== Exercise brief ==
From the entries below, print exactly the span beginning with the line holding "What matplotlib code" and ending with the line holding "ax.bar(x, families, width=0.652, color=colors, zorder=2)", endpoints included, and skip any pictures.

>> Begin Source material

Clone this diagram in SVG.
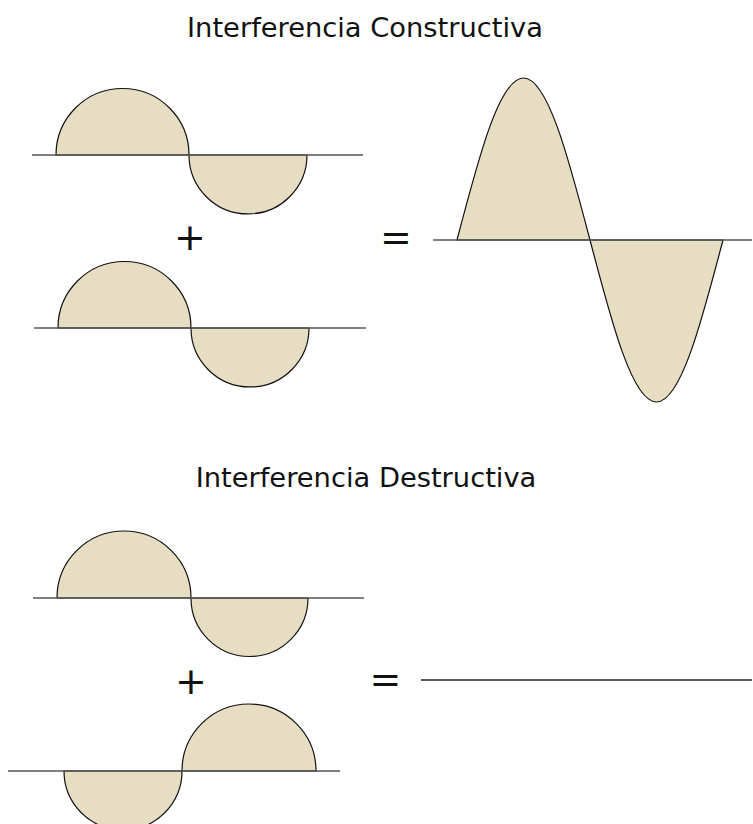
<svg xmlns="http://www.w3.org/2000/svg" width="753" height="824" viewBox="0 0 753 824">
<style>
.lobe{fill:#e7ddc3;stroke:#111;stroke-width:1.2}
.axis{stroke:#555;stroke-width:1.6;fill:none}
.title{font-family:"DejaVu Sans",Verdana,sans-serif;font-size:27.3px;fill:#111;text-anchor:middle}
.op{font-family:"DejaVu Sans",Verdana,sans-serif;font-size:38px;fill:#111;text-anchor:middle}
</style>
<rect width="753" height="824" fill="#fff"/>
<text class="title" x="365" y="37">Interferencia Constructiva</text>
<text class="title" x="366" y="487">Interferencia Destructiva</text>
<g id="wave1">
<path class="lobe" d="M56,155 A66.5,66.5 0 0 1 189,155 Z"/>
<path class="lobe" d="M189,155 A59,59 0 0 0 307,155 Z"/>
<line class="axis" x1="32" y1="155" x2="363" y2="155"/>
</g>
<g id="wave2">
<path class="lobe" d="M58,328 A66.5,66.5 0 0 1 191,328 Z"/>
<path class="lobe" d="M191,328 A59,59 0 0 0 309,328 Z"/>
<line class="axis" x1="34" y1="328" x2="366" y2="328"/>
</g>
<g id="result1">
<path class="lobe" d="M457,240 C478.69,157 499.44,78 523.5,78 C547.56,78 568.31,157 590,240 C611.69,323 632.44,402 656.5,402 C680.56,402 701.31,323 723,240 Z"/>
<line class="axis" x1="433" y1="240" x2="752" y2="240"/>
</g>
<g id="wave3">
<path class="lobe" d="M57,598 A67,67 0 0 1 191,598 Z"/>
<path class="lobe" d="M191,598 A58.5,58.5 0 0 0 308,598 Z"/>
<line class="axis" x1="33" y1="598" x2="364" y2="598"/>
</g>
<g id="wave4">
<path class="lobe" d="M64,771 A59,59 0 0 0 182,771 Z"/>
<path class="lobe" d="M182,771 A67,67 0 0 1 316,771 Z"/>
<line class="axis" x1="8" y1="771" x2="340" y2="771"/>
</g>
<g id="result2">
<line x1="421" y1="680" x2="752" y2="680" stroke="#222" stroke-width="1.5"/>
</g>
<g id="operators">
<text class="op" x="190" y="250">+</text>
<text class="op" x="396" y="250">=</text>
<text class="op" x="191" y="694">+</text>
<text class="op" x="385.5" y="692">=</text>
</g>
</svg>
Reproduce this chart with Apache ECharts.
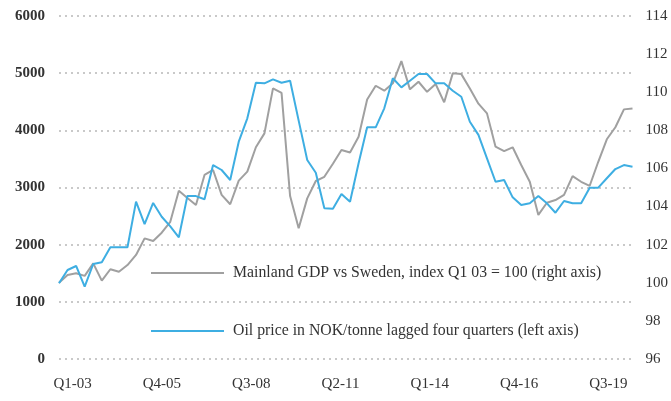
<!DOCTYPE html>
<html>
<head>
<meta charset="utf-8">
<script src="https://cdn.jsdelivr.net/npm/echarts@6/dist/echarts.min.js"></script>
<style>
  html, body { margin: 0; padding: 0; background: #fff; }
  #chart { width: 671px; height: 401px; }
</style>
</head>
<body>
<div id="chart"></div>
<script>
// quarterly categories, Q1-03 .. Q4-19
const quarters = []
for (let y = 3; y <= 19; y++) {
  for (let q = 1; q <= 4; q++) {
    quarters.push('Q' + q + '-' + String(y).padStart(2, '0'))
  }
}

const tickLabels = ['Q1-03', 'Q4-05', 'Q3-08', 'Q2-11', 'Q1-14', 'Q4-16', 'Q3-19']

// Mainland GDP vs Sweden, index Q1 03 = 100 (right axis)
const gdpIndex = [
  100.0, 100.41, 100.5, 100.36, 101.02, 100.11, 100.71, 100.58, 100.93, 101.46,
  102.33, 102.19, 102.63, 103.2, 104.83, 104.45, 104.08, 105.66, 105.92, 104.61,
  104.12, 105.36, 105.83, 107.11, 107.84, 110.2, 109.97, 104.55, 102.86, 104.43,
  105.34, 105.56, 106.25, 106.97, 106.84, 107.66, 109.62, 110.34, 110.08, 110.47,
  111.63, 110.15, 110.55, 110.02, 110.43, 109.47, 110.99, 110.95, 110.2, 109.4,
  108.89, 107.14, 106.91, 107.11, 106.18, 105.3, 103.56, 104.2, 104.34, 104.61,
  105.6, 105.3, 105.09, 106.35, 107.53, 108.16, 109.1, 109.15
]

// Oil price in NOK/tonne lagged four quarters (left axis)
const oilPrice = [
  1324, 1557, 1627, 1265, 1662, 1691, 1954, 1954, 1954, 2752,
  2361, 2729, 2489, 2320, 2129, 2850, 2850, 2794, 3393, 3306,
  3131, 3801, 4210, 4833, 4822, 4892, 4833, 4868, 4170, 3481,
  3259, 2636, 2630, 2886, 2752, 3423, 4053, 4053, 4385, 4910,
  4752, 4868, 4985, 4985, 4822, 4822, 4693, 4588, 4151, 3920,
  3511, 3101, 3131, 2828, 2694, 2723, 2851, 2723, 2559, 2764,
  2723, 2723, 2997, 2997, 3161, 3323, 3393, 3364
]

const serif = '"Liberation Serif", "DejaVu Serif", serif'
const textColor = '#333'

const chart = echarts.init(document.getElementById('chart'))
chart.setOption({
  animation: false,
  textStyle: { fontFamily: serif },
  legend: {
    orient: 'vertical',
    left: 151,
    top: 265,
    padding: 0,
    itemWidth: 73,
    itemHeight: 16,
    itemGap: 42,
    icon: 'path://M0,0 L73,0 L73,2 L0,2 Z',
    textStyle: { fontFamily: serif, fontSize: 15.8, color: textColor, lineHeight: 16, padding: [0, 0, 0, 4] },
    data: ['Mainland GDP vs Sweden, index Q1 03 = 100 (right axis)',
           'Oil price in NOK/tonne lagged four quarters (left axis)']
  },
  grid: [
    { left: 59, right: 36, top: 16, bottom: 42 },
    { left: 28, right: 18, top: 16, bottom: 42 }
  ],
  xAxis: [
    {
      gridIndex: 0,
      type: 'category',
      data: quarters,
      boundaryGap: false,
      axisLine: { show: false },
      axisTick: { show: false },
      axisLabel: { show: false }
    },
    {
      gridIndex: 1,
      type: 'category',
      data: tickLabels,
      boundaryGap: true,
      axisLine: { show: false },
      axisTick: { show: false },
      axisLabel: { margin: 18, fontSize: 15, color: textColor, fontFamily: serif }
    }
  ],
  yAxis: [
    {
      gridIndex: 0,
      type: 'value',
      position: 'left',
      min: 0,
      max: 6000,
      interval: 1000,
      axisLine: { show: false },
      axisTick: { show: false },
      axisLabel: {
        margin: 14, fontSize: 15, fontWeight: 'bold', color: textColor, fontFamily: serif,
        formatter: v => String(v)
      },
      splitLine: { lineStyle: { color: '#b8b8b8', type: [2, 4], width: 1.5 } }
    },
    {
      gridIndex: 0,
      type: 'value',
      position: 'right',
      min: 96,
      max: 114,
      interval: 2,
      axisLine: { show: false },
      axisTick: { show: false },
      axisLabel: { margin: 13, fontSize: 15, color: textColor, fontFamily: serif },
      splitLine: { show: false }
    },
    { gridIndex: 1, type: 'value', show: false }
  ],
  series: [
    {
      name: 'Mainland GDP vs Sweden, index Q1 03 = 100 (right axis)',
      type: 'line',
      xAxisIndex: 0,
      yAxisIndex: 1,
      data: gdpIndex,
      symbol: 'none',
      itemStyle: { color: '#a0a0a0' },
      lineStyle: { color: '#a0a0a0', width: 2 }
    },
    {
      name: 'Oil price in NOK/tonne lagged four quarters (left axis)',
      type: 'line',
      xAxisIndex: 0,
      yAxisIndex: 0,
      data: oilPrice,
      symbol: 'none',
      itemStyle: { color: '#3eaee2' },
      lineStyle: { color: '#3eaee2', width: 2 }
    }
  ]
})
</script>
</body>
</html>
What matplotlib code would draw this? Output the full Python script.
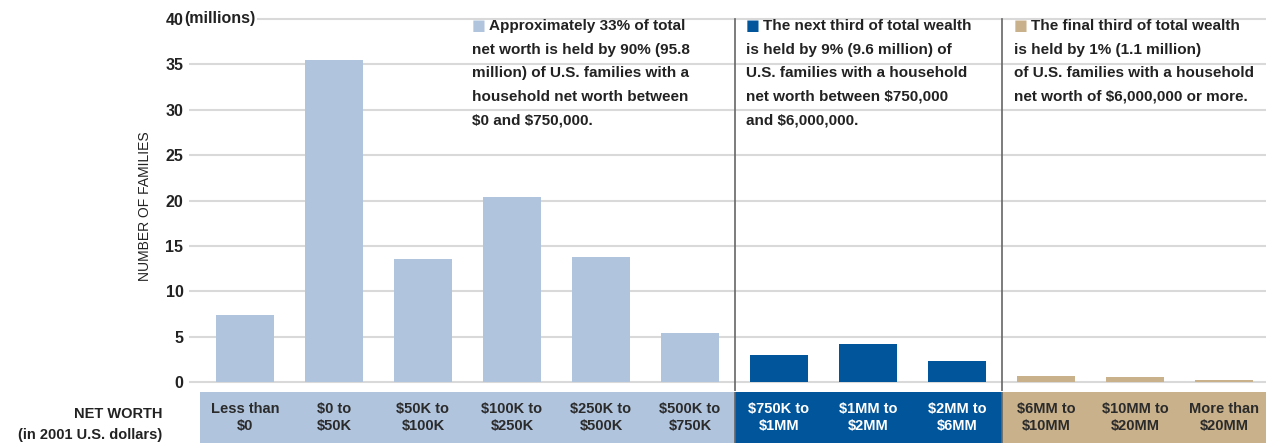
import matplotlib
matplotlib.use('Agg')
import matplotlib.pyplot as plt

plt.rcParams['font.family'] = ['Liberation Sans', 'DejaVu Sans']
plt.rcParams['text.parse_math'] = False

# data (millions of families by net worth bracket)
categories = ["Less than\n$0", "$0 to\n$50K", "$50K to\n$100K", "$100K to\n$250K",
              "$250K to\n$500K", "$500K to\n$750K", "$750K to\n$1MM", "$1MM to\n$2MM",
              "$2MM to\n$6MM", "$6MM to\n$10MM", "$10MM to\n$20MM", "More than\n$20MM"]
families = [7.4, 35.5, 13.6, 20.4, 13.8, 5.4, 3.0, 4.2, 2.3, 0.7, 0.5, 0.2]
group = [0, 0, 0, 0, 0, 0, 1, 1, 1, 2, 2, 2]
yticks = [0, 5, 10, 15, 20, 25, 30, 35, 40]

notes = [
    ["Approximately 33% of total", "net worth is held by 90% (95.8",
     "million) of U.S. families with a", "household net worth between",
     "$0 and $750,000."],
    ["The next third of total wealth", "is held by 9% (9.6 million) of",
     "U.S. families with a household", "net worth between $750,000",
     "and $6,000,000."],
    ["The final third of total wealth", "is held by 1% (1.1 million)",
     "of U.S. families with a household", "net worth of $6,000,000 or more."],
]

group_colors = ['#b0c4de', '#00559b', '#c8b18b']
label_colors = ['#2b2b2b', 'white', '#2b2b2b']
text_col = '#222222'

W, H = 1266, 443
fig = plt.figure(figsize=(W / 100, H / 100), dpi=100)

# main axes: x in category units (89 px each), y 9.075 px per unit
ax = fig.add_axes([189 / W, (H - 391.1) / H, (W - 189) / W, (391.1 - 14.46) / H])
ax.set_xlim(-0.5 - 11.5 / 89, -0.5 + (W - 200.5) / 89)
ax.set_ylim(-1, 40.5)

x = list(range(len(categories)))
colors = [group_colors[g] for g in group]
ax.bar(x, families, width=0.652, color=colors, zorder=2)

for yt in yticks:
    if yt == 40:
        ax.axhline(yt, xmin=69 / 1077, color='#d9d9d9', lw=1.5, zorder=1)
    else:
        ax.axhline(yt, color='#d9d9d9', lw=1.5, zorder=1)

ax.set_yticks(yticks)
ax.set_yticklabels([str(t) for t in yticks], fontsize=11.5, fontweight='bold', color=text_col)
ax.tick_params(axis='y', length=0, pad=4)
ax.set_xticks([])
for s in ax.spines.values():
    s.set_visible(False)
ax.annotate('(millions)', xy=(0, 40), xycoords=('axes fraction', 'data'),
            xytext=(-5, 0), textcoords='offset pixels', ha='left', va='center',
            fontsize=11.5, fontweight='bold', color=text_col)

ax.set_ylabel('NUMBER OF FAMILIES', fontsize=10, color=text_col)
ax.yaxis.set_label_coords(-0.034, 0.491)

# group separators
for sep in [5.5, 8.5]:
    ax.axvline(sep, ymin=0, ymax=41 / 41.5, color='#666666', lw=1.2, zorder=3)

# notes above bars
note_x = [2.55, 5.63, 8.64]
for g, lines in enumerate(notes):
    ax.annotate('\u25a0', xy=(note_x[g], 38.79), ha='left', va='baseline',
                fontsize=10.5, color=group_colors[g], family='DejaVu Sans')
    for i, line in enumerate(lines):
        dx = 17 if i == 0 else 0
        ax.annotate(line, xy=(note_x[g], 38.79), xytext=(dx, -23.6 * i),
                    textcoords='offset pixels', ha='left', va='baseline',
                    fontsize=11, fontweight='bold', color=text_col)

# category label strip
lab = fig.add_axes([200.5 / W, 0, (W - 200.5) / W, (H - 392) / H])
lab.set_xlim(-0.5, -0.5 + (W - 200.5) / 89)
lab.set_ylim(0, 1)
lab.bar(x, [1] * len(x), width=1.0, bottom=0, color=colors)
for i, cat in enumerate(categories):
    lab.text(i, 0.5, cat, ha='center', va='center', fontsize=10.5, fontweight='bold',
             color=label_colors[group[i]], linespacing=1.35)
for sep in [5.5, 8.5]:
    lab.axvline(sep, color='#666666', lw=1.2, zorder=3)
lab.axis('off')

fig.text(162 / W, 1 - 414.5 / H, 'NET WORTH', ha='right', va='center',
         fontsize=10.5, fontweight='bold', color=text_col)
fig.text(162 / W, 1 - 435.5 / H, '(in 2001 U.S. dollars)', ha='right', va='center',
         fontsize=10.5, fontweight='bold', color=text_col)

fig.savefig('out.png', dpi=100)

>> End Source material

== Written solution ==
What matplotlib code would draw this? Output the full Python script.
import matplotlib
matplotlib.use('Agg')
import matplotlib.pyplot as plt

plt.rcParams['font.family'] = ['Liberation Sans', 'DejaVu Sans']
plt.rcParams['text.parse_math'] = False

# data (millions of families by net worth bracket)
categories = ["Less than\n$0", "$0 to\n$50K", "$50K to\n$100K", "$100K to\n$250K",
              "$250K to\n$500K", "$500K to\n$750K", "$750K to\n$1MM", "$1MM to\n$2MM",
              "$2MM to\n$6MM", "$6MM to\n$10MM", "$10MM to\n$20MM", "More than\n$20MM"]
families = [7.4, 35.5, 13.6, 20.4, 13.8, 5.4, 3.0, 4.2, 2.3, 0.7, 0.5, 0.2]
group = [0, 0, 0, 0, 0, 0, 1, 1, 1, 2, 2, 2]
yticks = [0, 5, 10, 15, 20, 25, 30, 35, 40]

notes = [
    ["Approximately 33% of total", "net worth is held by 90% (95.8",
     "million) of U.S. families with a", "household net worth between",
     "$0 and $750,000."],
    ["The next third of total wealth", "is held by 9% (9.6 million) of",
     "U.S. families with a household", "net worth between $750,000",
     "and $6,000,000."],
    ["The final third of total wealth", "is held by 1% (1.1 million)",
     "of U.S. families with a household", "net worth of $6,000,000 or more."],
]

group_colors = ['#b0c4de', '#00559b', '#c8b18b']
label_colors = ['#2b2b2b', 'white', '#2b2b2b']
text_col = '#222222'

W, H = 1266, 443
fig = plt.figure(figsize=(W / 100, H / 100), dpi=100)

# main axes: x in category units (89 px each), y 9.075 px per unit
ax = fig.add_axes([189 / W, (H - 391.1) / H, (W - 189) / W, (391.1 - 14.46) / H])
ax.set_xlim(-0.5 - 11.5 / 89, -0.5 + (W - 200.5) / 89)
ax.set_ylim(-1, 40.5)

x = list(range(len(categories)))
colors = [group_colors[g] for g in group]
ax.bar(x, families, width=0.652, color=colors, zorder=2)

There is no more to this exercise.